What Milk and Koblin were able to do with HTML5 was turn the Street View information into a music video-like experience, along with 3D elements. The final, real-world element is The Wilderness Machine, a mechanical device-cum-exhibit, that can write out the postcards submitted by viewers on the website. “I wanted to bring it back to the analogue and have a machine physically write out those messages onto real postcards. And I wanted to introduce the idea of ‘waiting’ back into the project.” Milk describes Google’s involvement as “non-obtrusive brand content, essentially – but it makes sense because we’re utilising the technology. It’s become the platform in which to make the art.”

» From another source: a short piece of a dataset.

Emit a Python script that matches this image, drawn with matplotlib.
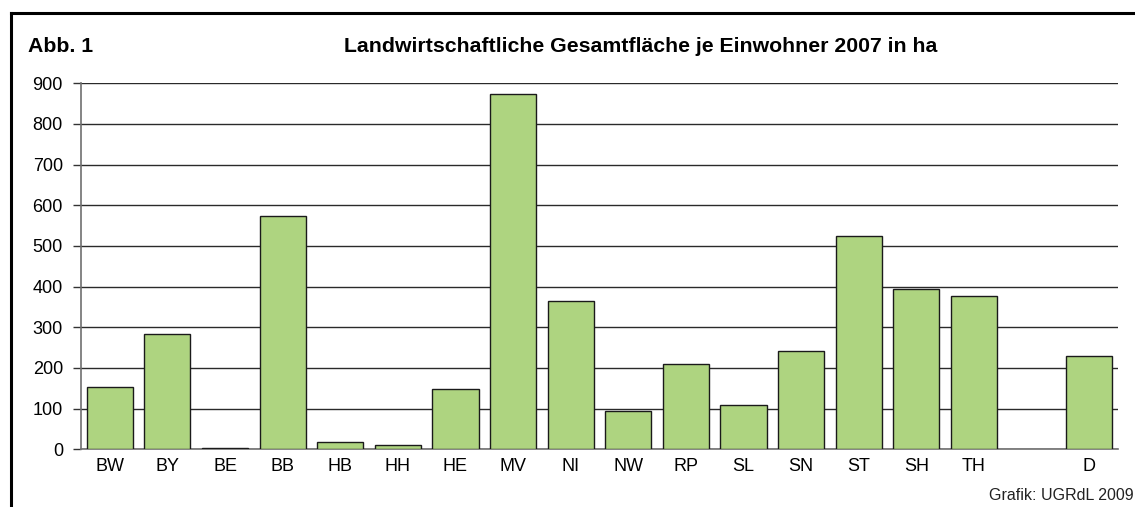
import matplotlib
matplotlib.use("Agg")
import matplotlib.pyplot as plt
from matplotlib.lines import Line2D
import numpy as np

plt.rcParams['font.family'] = ['Liberation Sans', 'DejaVu Sans']

categories = ["BW", "BY", "BE", "BB", "HB", "HH", "HE", "MV", "NI", "NW",
              "RP", "SL", "SN", "ST", "SH", "TH", "D"]
values = [154, 283, 2, 574, 17, 11, 148, 874, 364, 95,
          209, 109, 241, 525, 395, 378, 230]
yticks = [0, 100, 200, 300, 400, 500, 600, 700, 800, 900]
title_left = "Abb. 1"
title = "Landwirtschaftliche Gesamtfläche je Einwohner 2007 in ha"
source = "Grafik: UGRdL 2009"

# slot positions: one empty slot before the last category (D)
x = np.arange(len(categories), dtype=float)
x[-1] += 1

fig = plt.figure(figsize=(11.35, 5.07), dpi=100)
ax = fig.add_axes([81/1135, 1 - 449.3/507, (1118-81)/1135, (449.3-83.3)/507])

ax.bar(x, values, width=0.8, color='#AED480', edgecolor='#1a1a1a', linewidth=1.0, zorder=3)

ax.set_xlim(-0.5, len(categories) + 0.5)
ax.set_ylim(0, 900)
ax.set_yticks(yticks)
ax.set_yticklabels([str(v) for v in yticks], fontsize=13)
ax.set_xticks(x)
ax.set_xticklabels(categories, fontsize=13)

ax.yaxis.grid(True, color='#2a2a2a', linewidth=1.0, zorder=0)
ax.set_axisbelow(True)
for s in ['top', 'right']:
    ax.spines[s].set_visible(False)
ax.spines['left'].set_color('#707070')
ax.spines['bottom'].set_color('#707070')
ax.spines['left'].set_linewidth(1.2)
ax.spines['bottom'].set_linewidth(1.2)
ax.tick_params(axis='y', direction='out', length=6, width=1, color='#333333', pad=7)
ax.tick_params(axis='x', length=0, pad=6.5)

# outer frame (left and top visible)
fig.add_artist(Line2D([11/1135, 11/1135], [0, 1 - 13/507], transform=fig.transFigure, color='black', linewidth=2.2))
fig.add_artist(Line2D([11/1135, 1], [1 - 13/507, 1 - 13/507], transform=fig.transFigure, color='black', linewidth=2.2))

fig.text(28/1135, 1 - 51.7/507, title_left, fontsize=15.3, fontweight='bold', ha='left', va='baseline')
fig.text(641/1135, 1 - 51.7/507, title, fontsize=15.3, fontweight='bold', ha='center', va='baseline')
fig.text(1134/1135, 1 - 500/507, source, fontsize=11.5, ha='right', va='baseline', color='#222222')

fig.savefig("out.png", dpi=100)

And the thought occurs: presumably this could be applied to advertising. Would he consider a similar project for, say, Coca-Cola? “It’s possible. I still love doing commercials. But it’s a really long process compared to the usual production schedule.” There is another obstacle: Milk’s long-held ambition to make features. He has two projects in development, one music-related and potentially multi-layered, for Brian Burton’s (aka Danger Mouse) new venture, Rome. Milk is creative director for the project, mainly a soundtrack score, but also with vocals by Jack White and Norah Jones, which he hopes will culminate in a movie.

Before that, the plan is to introduce characters and storyline through various channels, including a music video, a tour and online, in tune with the way we now consume media. “The gold standard for me is still the communal cinema experience – that’s what I’m really interested in creating,” explains Milk. “But the internet is just getting out of its first stage, to be able to tell stories on a much larger scale.”